By Dora Benn (Sydney, Australia)
There is a psychological phenomenon often experienced by mothers that allow them to forget the excruciating pain of childbirth. This is probably some blessing from God that allows the people in this country to have between six and twelve children. It was this same phenomenon that sent our wild gang of youths back to the dunes on day two after suffering sand-burn, sunburn, and a kind of emotional burn you feel when you realize you are going to be picking sand from your scalp for the next week. It is also the reason I can barely remember the majority of the climb up the Great Sand Dunes, except that each step forward would slip you a half step back, and David Grossmann would collapse for a nap every five paces.
What I do remember was the sunset over the dunes, and the cold turning our cheeks pink like the sky and cuddling together with coats and blankets as the stars came out. I also remember being slung off the side of the dunes that sent sand slipping into all my clothes, pinwheeling down at a breakneck pace, collapsing at the bottom then spinning like pennies under the sky because some wacko convinced us to go star tipping.
But, in all seriousness, the challenge of the climb and the beauty we were able to experience were a testament to the value of perseverance and grit.

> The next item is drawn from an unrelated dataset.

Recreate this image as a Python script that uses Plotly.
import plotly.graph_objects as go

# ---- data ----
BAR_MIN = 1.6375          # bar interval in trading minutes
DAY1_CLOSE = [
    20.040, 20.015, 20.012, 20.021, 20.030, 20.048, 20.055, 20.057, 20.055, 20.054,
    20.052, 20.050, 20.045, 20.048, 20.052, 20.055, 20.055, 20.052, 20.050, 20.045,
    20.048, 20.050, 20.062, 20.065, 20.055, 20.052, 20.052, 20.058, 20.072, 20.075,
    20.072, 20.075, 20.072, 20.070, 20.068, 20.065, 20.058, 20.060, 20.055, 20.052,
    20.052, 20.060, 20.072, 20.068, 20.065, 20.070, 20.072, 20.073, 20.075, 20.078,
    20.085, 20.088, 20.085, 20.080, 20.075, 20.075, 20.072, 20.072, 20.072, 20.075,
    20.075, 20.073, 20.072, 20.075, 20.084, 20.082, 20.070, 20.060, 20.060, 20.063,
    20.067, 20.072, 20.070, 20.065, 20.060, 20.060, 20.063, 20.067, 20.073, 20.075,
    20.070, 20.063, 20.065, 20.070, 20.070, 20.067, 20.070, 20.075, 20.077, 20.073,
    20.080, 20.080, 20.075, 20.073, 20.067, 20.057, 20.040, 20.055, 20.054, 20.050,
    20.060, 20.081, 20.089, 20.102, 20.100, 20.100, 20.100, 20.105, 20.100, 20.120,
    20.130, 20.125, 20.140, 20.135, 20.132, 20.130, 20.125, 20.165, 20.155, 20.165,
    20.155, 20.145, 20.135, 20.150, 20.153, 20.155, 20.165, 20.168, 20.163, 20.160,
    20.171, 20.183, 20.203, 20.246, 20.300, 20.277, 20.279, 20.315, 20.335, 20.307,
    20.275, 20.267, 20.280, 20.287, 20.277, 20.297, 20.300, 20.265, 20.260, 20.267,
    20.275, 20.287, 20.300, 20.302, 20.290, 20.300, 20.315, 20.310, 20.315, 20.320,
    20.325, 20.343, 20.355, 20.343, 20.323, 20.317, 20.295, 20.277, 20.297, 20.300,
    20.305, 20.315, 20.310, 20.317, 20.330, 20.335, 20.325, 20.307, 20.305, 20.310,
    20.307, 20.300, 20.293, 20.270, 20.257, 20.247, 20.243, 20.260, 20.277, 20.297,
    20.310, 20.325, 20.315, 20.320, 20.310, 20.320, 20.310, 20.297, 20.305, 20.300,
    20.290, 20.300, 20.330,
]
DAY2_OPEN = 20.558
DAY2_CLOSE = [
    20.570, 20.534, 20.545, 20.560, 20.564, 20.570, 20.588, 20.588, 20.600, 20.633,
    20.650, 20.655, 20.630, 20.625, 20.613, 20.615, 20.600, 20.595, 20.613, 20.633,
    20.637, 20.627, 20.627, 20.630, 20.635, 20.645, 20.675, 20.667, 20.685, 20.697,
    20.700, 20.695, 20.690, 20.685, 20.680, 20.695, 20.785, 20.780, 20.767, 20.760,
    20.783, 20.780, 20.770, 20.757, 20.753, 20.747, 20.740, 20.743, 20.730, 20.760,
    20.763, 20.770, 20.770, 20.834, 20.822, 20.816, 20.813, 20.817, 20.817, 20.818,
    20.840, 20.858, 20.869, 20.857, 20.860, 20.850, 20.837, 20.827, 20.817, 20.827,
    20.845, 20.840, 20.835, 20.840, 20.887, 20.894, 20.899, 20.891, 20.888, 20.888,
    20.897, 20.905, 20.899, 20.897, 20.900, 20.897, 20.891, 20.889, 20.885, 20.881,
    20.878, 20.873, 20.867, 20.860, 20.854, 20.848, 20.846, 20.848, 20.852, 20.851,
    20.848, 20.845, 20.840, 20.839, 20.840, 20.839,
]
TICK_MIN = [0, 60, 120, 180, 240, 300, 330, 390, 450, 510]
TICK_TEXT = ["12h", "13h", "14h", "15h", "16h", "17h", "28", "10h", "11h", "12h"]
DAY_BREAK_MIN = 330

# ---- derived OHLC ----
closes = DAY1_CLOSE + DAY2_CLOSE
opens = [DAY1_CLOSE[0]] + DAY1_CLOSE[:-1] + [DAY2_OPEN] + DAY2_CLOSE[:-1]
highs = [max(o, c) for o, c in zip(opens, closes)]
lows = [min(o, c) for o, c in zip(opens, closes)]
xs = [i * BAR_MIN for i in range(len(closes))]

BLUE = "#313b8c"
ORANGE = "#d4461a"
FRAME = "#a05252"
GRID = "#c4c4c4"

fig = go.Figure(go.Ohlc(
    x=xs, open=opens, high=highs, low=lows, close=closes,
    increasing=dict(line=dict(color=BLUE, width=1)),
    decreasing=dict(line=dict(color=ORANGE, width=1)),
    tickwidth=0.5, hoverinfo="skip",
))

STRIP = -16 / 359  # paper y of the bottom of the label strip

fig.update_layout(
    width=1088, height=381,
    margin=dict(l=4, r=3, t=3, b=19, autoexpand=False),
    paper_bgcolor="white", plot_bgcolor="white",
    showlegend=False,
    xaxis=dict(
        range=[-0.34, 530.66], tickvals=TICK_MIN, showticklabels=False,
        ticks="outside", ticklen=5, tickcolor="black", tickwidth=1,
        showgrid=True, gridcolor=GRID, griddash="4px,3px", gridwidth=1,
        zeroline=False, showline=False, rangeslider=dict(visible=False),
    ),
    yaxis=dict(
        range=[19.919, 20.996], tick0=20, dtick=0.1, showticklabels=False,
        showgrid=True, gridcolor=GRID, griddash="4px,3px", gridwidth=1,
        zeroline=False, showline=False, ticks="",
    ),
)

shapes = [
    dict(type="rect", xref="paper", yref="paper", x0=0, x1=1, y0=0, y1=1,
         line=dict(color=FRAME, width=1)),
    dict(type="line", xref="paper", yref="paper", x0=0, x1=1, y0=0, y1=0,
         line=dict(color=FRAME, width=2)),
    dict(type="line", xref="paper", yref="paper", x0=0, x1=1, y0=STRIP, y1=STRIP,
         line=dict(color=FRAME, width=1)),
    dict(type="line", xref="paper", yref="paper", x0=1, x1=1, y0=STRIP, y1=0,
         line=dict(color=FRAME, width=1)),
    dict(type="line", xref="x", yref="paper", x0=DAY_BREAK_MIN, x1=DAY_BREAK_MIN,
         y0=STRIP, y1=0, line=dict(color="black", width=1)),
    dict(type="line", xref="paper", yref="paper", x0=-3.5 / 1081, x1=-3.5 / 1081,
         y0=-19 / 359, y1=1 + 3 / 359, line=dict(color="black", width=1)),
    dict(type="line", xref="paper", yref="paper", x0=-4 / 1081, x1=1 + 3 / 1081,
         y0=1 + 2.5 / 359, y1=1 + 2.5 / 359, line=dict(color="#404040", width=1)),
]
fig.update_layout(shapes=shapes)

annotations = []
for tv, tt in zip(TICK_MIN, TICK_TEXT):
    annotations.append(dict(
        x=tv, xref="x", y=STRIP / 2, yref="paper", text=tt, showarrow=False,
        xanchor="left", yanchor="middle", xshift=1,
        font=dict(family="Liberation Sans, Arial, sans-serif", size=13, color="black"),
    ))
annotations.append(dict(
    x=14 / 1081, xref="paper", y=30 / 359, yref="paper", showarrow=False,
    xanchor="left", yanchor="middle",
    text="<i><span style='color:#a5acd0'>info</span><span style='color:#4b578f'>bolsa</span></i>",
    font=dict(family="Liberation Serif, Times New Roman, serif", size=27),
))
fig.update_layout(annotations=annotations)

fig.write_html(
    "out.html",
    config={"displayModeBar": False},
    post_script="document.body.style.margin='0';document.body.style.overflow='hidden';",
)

Learning to push through the seemingly futile exercise of scaling a sand dune, while a few jocks zoomed past you (calling out YOU Noah and Luke), was a great opportunity to ‘grow character’, as my father would say. (But then he also said that when we were used as child labor to install the pool in our backyard.)
On the hike up the sand dunes, we had a lot of time to think and reflect.
When I wasn’t dreaming about washing off the thin coat of sand that had accumulated on every exposed part of my body and taking a long nap on a cushy couch with a soft blanket and hot chocolate, I had time to consider the real value of what we were doing, and how it sort of spoke into our lives and spiritual journeys. I thought about the moments in life when everything seems to drag on without end, one work day after another often feels like you’re just plodding step by step up a sand dune when every step forward seems to send you a little slip back. Sometimes we feel afflicted as well.
I learned at the dunes the value of ‘pushing through’ those moments, taking each step at a time, and working with others through the struggle to make it to the summit.
On top of general exertion, the sun on our backs and the wind whipping flecks of sand around our ankles and into our shoes seemed to add insult to injury and it was all we could do to simply push on, backs bowed and chests heaving. Layered on top of any pain we are feeling, monotony becomes an incredible test. I learned at the dunes the value of ‘pushing through’ those moments, taking each step at a time, and working with others through the struggle to make it to the summit. In faith, we can be assured of our ‘mountain-top’ experience, knowing that God has prepared for us a place of ultimate glory, far superior to a bunch of sweaty, sand-encrusted young adults huddling on a dune, even with the stars as clear and beautiful as they were.
I was reminded of the allegory Paul used of ‘running the race marked out for us’ and how we must ‘strive with perseverance’. I was reminded that when life seems to become dry and slow, like wading through sand, our encouragement and our duty is to press on knowing that God has a place of beauty and peace waiting for us, and he has gone before us. He zoomed before us, with the ease and elegance of Noah and Luke, and is waiting for us with a smile (most likely not to push us down again … calling you out AGAIN, N o a h ).